Don't sell your Precious metals just yet!!

It’s hard to say whether today’s strength in the Dollar will continue but, if this rally does finally falter, it will surely provide the fuel that will propel the precious metals higher. I’m betting on failure by SELLING Dollar/Yen above 114.25 while I continue to hold my LONG positions in both Gold and Silver. Confirmation of the end of the Dollar rally will come when the Dollar/Yen closes below the 113.00 level. At that point, I’d expect DEC GOLD to be testing resistance at that critical $500 level. I’ve noticed some traders and metals analysts have become somewhat less bullish on the metals and I find that surprising considering the fact that the metals have been able to continue their move higher in spite of the Dollar’s strength.

Dale F. Doelling
Chief Market Technician
Trends In Commodities

Tuesday, October 04, 2005

The LONG and the SHORT of it.

If you looked at a chart of the Interest Rate futures and the DOW futures you would probably not see a whole helluva lot at first glance. But I can tell you from firsthand experience that SELLING all rallies in the DOW and BUYING all dips in the treasury market (either the 30's or the 10's) is a strategy that has made a lot of money over the last few weeks. This is very tough for a trend follower but I believe that traders must take what the market will give them. This simply means that you need to be flexible and adapt your trading to market conditions. I believe that, eventually, these markets will break out and continue their respective, long-term trends. And, as long as I'm on the subject, I'll reiterate what I've been saying for a very long time - the recent market action just confirms my long-term forecast for these two markets.
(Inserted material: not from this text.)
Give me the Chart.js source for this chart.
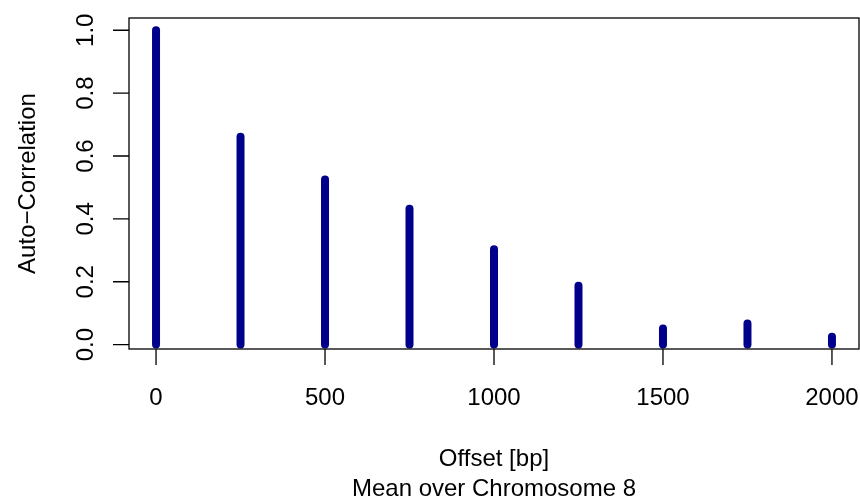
<!DOCTYPE html>
<html>
<head>
<meta charset="utf-8">
<script src="https://cdn.jsdelivr.net/npm/chart.js@4"></script>
<style>
  html, body { margin: 0; padding: 0; background: #fff; }
  #wrap { width: 860px; height: 498px; }
</style>
</head>
<body>
<div id="wrap"><canvas id="acfChart"></canvas></div>
<script>
// Offsets (bp) and mean auto-correlation values
const offsets = [0, 250, 500, 750, 1000, 1250, 1500, 1750, 2000];
const autoCorrelation = [1.0, 0.661, 0.525, 0.432, 0.303, 0.187, 0.051, 0.067, 0.025];
// Tick labels
const xTicks = [0, 500, 1000, 1500, 2000];
const yTicks = [0.0, 0.2, 0.4, 0.6, 0.8, 1.0];
// Texts
const xTitle = 'Offset [bp]';
const yTitle = 'Auto\u2212Correlation';
const subTitle = 'Mean over Chromosome 8';

const FONT = '24px "Liberation Sans", Arial, Helvetica, sans-serif';
const stemColor = '#00008B';

// one dataset per vertical stem (R type = "h")
const stems = offsets.map((x, i) => ({
    data: [{ x: x, y: 0 }, { x: x, y: autoCorrelation[i] }],
    borderColor: stemColor,
    borderWidth: 8,
    borderCapStyle: 'round',
    pointRadius: 0,
    clip: false
}));

// draws the R style box, ticks and labels
const baseAxes = {
    id: 'baseAxes',
    afterDraw(chart) {
        const ctx = chart.ctx;
        const area = chart.chartArea;
        const xs = chart.scales.x;
        const ys = chart.scales.y;
        ctx.save();
        ctx.strokeStyle = '#000';
        ctx.lineWidth = 1.3;
        ctx.strokeRect(area.left, area.top, area.right - area.left, area.bottom - area.top);

        ctx.beginPath();
        xTicks.forEach(v => {
            const px = xs.getPixelForValue(v);
            ctx.moveTo(px, area.bottom);
            ctx.lineTo(px, area.bottom + 16);
        });
        yTicks.forEach(v => {
            const py = ys.getPixelForValue(v);
            ctx.moveTo(area.left, py);
            ctx.lineTo(area.left - 16, py);
        });
        ctx.stroke();

        ctx.fillStyle = '#000';
        ctx.font = FONT;
        ctx.textAlign = 'center';
        ctx.textBaseline = 'alphabetic';
        xTicks.forEach(v => {
            ctx.fillText(String(v), xs.getPixelForValue(v), area.bottom + 56);
        });
        const midX = (area.left + area.right) / 2;
        ctx.fillText(xTitle, midX, area.bottom + 117);
        ctx.fillText(subTitle, midX, area.bottom + 147);

        yTicks.forEach(v => {
            ctx.save();
            ctx.translate(area.left - 36, ys.getPixelForValue(v));
            ctx.rotate(-Math.PI / 2);
            ctx.fillText(v.toFixed(1), 0, 0);
            ctx.restore();
        });
        ctx.save();
        ctx.translate(area.left - 94, (area.top + area.bottom) / 2);
        ctx.rotate(-Math.PI / 2);
        ctx.fillText(yTitle, 0, 0);
        ctx.restore();
        ctx.restore();
    }
};

new Chart(document.getElementById('acfChart').getContext('2d'), {
    type: 'line',
    data: { datasets: stems },
    options: {
        responsive: true,
        maintainAspectRatio: false,
        animation: false,
        layout: { padding: { left: 129, right: 1, top: 18, bottom: 149 } },
        plugins: {
            legend: { display: false },
            tooltip: { enabled: false }
        },
        scales: {
            x: { type: 'linear', min: -80, max: 2080, display: false },
            y: { type: 'linear', min: -0.014, max: 1.039, display: false }
        }
    },
    plugins: [baseAxes]
});
</script>
</body>
</html>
DOW - a slow, grinding decline to 7,000 and then a collapse.
BONDS - yielding 3% eventually.

The only caveat that I must offer regarding the Bond market is the possibility that we will experience an extended period of STAGFLATION (floundering economy with rising inflation), which is looking more and more likely as the months roll by. Under this scenario, should it materialize, bonds would turn out to be as poor an investment as stocks. I'll keep you posted if my opinion on Bonds changes for the worse.

Commodities are HOT! Buy 'em now and hold on for the ride!

Dale F. Doelling
Chief Market Technician
Trends In Commodities

Sunday, October 02, 2005

The Trend is your friend, so why fight it!

I recently wrote that the trend in the Dollar was about to come to a screeching halt. This may have been nothing more than wishful thinking. As I sit here tonight observing the early trading in the currency markets it's becoming quite obvious that the trend that began back on January 17th (vs. the Yen) in continuing unabated. With the previous high on 7/20 of 113.71 now history and the Dollar trading above the 114.00 level, the Dollar's overbought condition simply isn't enough to keep it from continuing on its upward path. With the 50-day MA at 111.56, we'll have to wait to see how the market reacts to that level when it finally begins to back off from the current levels. I'd be less than candid if I didn't say that I'm still skeptical of this most recent move higher. Suffice to say that my opinion and $3 will get you an iced latte at your local gourmet coffee shop so, for the time being, I'll stay on the sidelines in the currencies and look elsewhere for better trading opportunities.